Where the new zeolite will come in handy is getting the CO2 concentrated enough for the compressors; the real use of zeolites is to first absorb, then later release. The 64 thousand dollars question isn't how easy it is to get the CO2 into the zeolite, but how easy is it to get the CO2 back out of the zeolite to recharge it for reuse.
Apocalypse Cancelled, Sorry, No Ticket Refunds
Pumped hydro is insane. I can't imagine what your power loss is on taking water that you've run downhill and running it uphill again. Almost certainly in excess of 100%. If not, you have a perpetual motion machine on your hands. Go forth!
To pull out one cite from a quick Google search, pumped hydro is around 75-85% efficient. In other words, you get back about 75-85% of the energy you used to pump the water uphill when you let it run back down again. That's pretty decent when you realise that the wear and tear is significantly less than chemical-based storage methods (like batteries). Flywheels can get up to around 90% according to Pikiwedia.

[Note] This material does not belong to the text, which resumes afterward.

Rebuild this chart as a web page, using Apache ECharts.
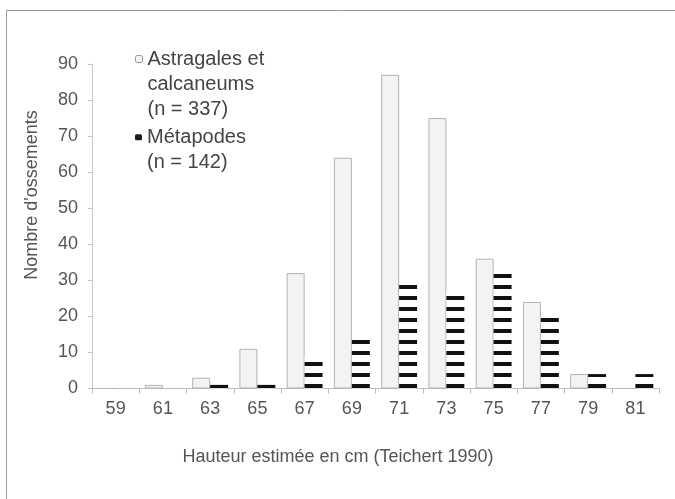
<!DOCTYPE html>
<html>
<head>
<meta charset="utf-8">
<script src="https://cdn.jsdelivr.net/npm/echarts@6/dist/echarts.min.js"></script>
<style>
  html, body { margin: 0; padding: 0; background: #fff; }
  #chart { width: 675px; height: 499px; }
</style>
</head>
<body>
<div id="chart"></div>
<script>
// Estimated height classes (cm)
const categories = ['59', '61', '63', '65', '67', '69', '71', '73', '75', '77', '79', '81'];
// Bone counts per height class
const astragales = [0, 1, 3, 11, 32, 64, 87, 75, 36, 24, 4, 0];
const metapodes = [0, 0, 1, 1, 9, 14, 29, 27, 32, 20, 4, 4];
const yTicks = { min: 0, max: 90, interval: 10 };

const nameAstr = 'Astragales et\ncalcaneums\n(n = 337)';
const nameMeta = 'Métapodes\n(n = 142)';

// Horizontal black stripes for the metapodes bars
function stripePattern() {
  const c = document.createElement('canvas');
  c.width = 4; c.height = 11;
  const ctx = c.getContext('2d');
  ctx.fillStyle = '#ffffff';
  ctx.fillRect(0, 0, 4, 11);
  ctx.fillStyle = '#111111';
  ctx.fillRect(0, 0, 4, 3);
  ctx.fillRect(0, 10, 4, 1);
  return c;
}

// Legend text is centred on its marker; leading blank lines put the
// marker beside the first line of a multi-line entry.
function firstLineAligned(name) {
  const lines = name.split('\n').length;
  return '\n'.repeat(lines - 1) + name;
}

const font = 'Liberation Sans, Arial, sans-serif';
const legendText = { fontSize: 20, lineHeight: 25, color: '#444', fontFamily: font };
const chart = echarts.init(document.getElementById('chart'), null, { renderer: 'canvas' });

chart.setOption({
  animation: false,
  backgroundColor: '#ffffff',
  textStyle: { fontFamily: font },
  grid: { left: 92, right: 16, top: 64, bottom: 110.5 },
  legend: [
    {
      data: [{ name: nameAstr, itemStyle: { color: '#f4f4f4', borderColor: '#9a9a9a', borderWidth: 1 } }],
      orient: 'vertical', left: 135, top: -3.5, padding: 0,
      itemWidth: 7, itemHeight: 7,
      formatter: firstLineAligned,
      textStyle: legendText
    },
    {
      data: [{ name: nameMeta, itemStyle: { color: '#1a1a1a', borderColor: '#1a1a1a', borderWidth: 0 } }],
      orient: 'vertical', left: 135, top: 99.8, padding: 0,
      itemWidth: 7, itemHeight: 6,
      formatter: firstLineAligned,
      textStyle: legendText
    }
  ],
  xAxis: {
    type: 'category',
    data: categories,
    axisLine: { lineStyle: { color: '#bdbdbd', width: 1 } },
    axisTick: { show: true, alignWithLabel: false, length: 5, lineStyle: { color: '#bdbdbd' } },
    axisLabel: { color: '#555', fontSize: 18, margin: 12, fontFamily: font }
  },
  yAxis: {
    type: 'value',
    min: yTicks.min, max: yTicks.max, interval: yTicks.interval,
    axisLine: { show: true, lineStyle: { color: '#c8c8c8', width: 1 } },
    axisTick: { show: true, length: 4, lineStyle: { color: '#c8c8c8' } },
    splitLine: { show: false },
    axisLabel: { color: '#555', fontSize: 18, margin: 14, fontFamily: font }
  },
  series: [
    {
      name: nameAstr,
      type: 'bar',
      data: astragales,
      barGap: '0%',
      barCategoryGap: '24%',
      itemStyle: { color: '#f3f3f3', borderColor: '#b2b2b2', borderWidth: 1 }
    },
    {
      name: nameMeta,
      type: 'bar',
      data: metapodes,
      barGap: '0%',
      barCategoryGap: '24%',
      itemStyle: { color: { image: stripePattern(), repeat: 'repeat' } }
    }
  ],
  graphic: [
    {
      type: 'rect', silent: true,
      shape: { x: 6.5, y: 10.5, width: 800, height: 800 },
      style: { fill: 'none', stroke: '#9a9a9a', lineWidth: 1 }
    },
    {
      type: 'text', silent: true,
      x: 338, y: 457,
      style: { text: 'Hauteur estimée en cm (Teichert 1990)', font: '18px ' + font, fill: '#555', align: 'center', verticalAlign: 'middle' }
    },
    {
      type: 'text', silent: true,
      x: 32.5, y: 195, rotation: Math.PI / 2,
      style: { text: "Nombre d'ossements", font: '18px ' + font, fill: '#555', align: 'center', verticalAlign: 'middle' }
    }
  ]
});
</script>
</body>
</html>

So that takes care of the "lose too much in storage" argument. As for the loss in transfer, you build the storage close to where the energy will eventually be used. Losses in transmission will occur regardless, so it's not a major concern comparatively. It comes down, in other words, to the cost of building these things in an environment where we already have large scale coal and fission plants to provide "baseload" power - in other words, the incentive to build energy storage just isn't there at the moment. Which is a damn shame, IMO.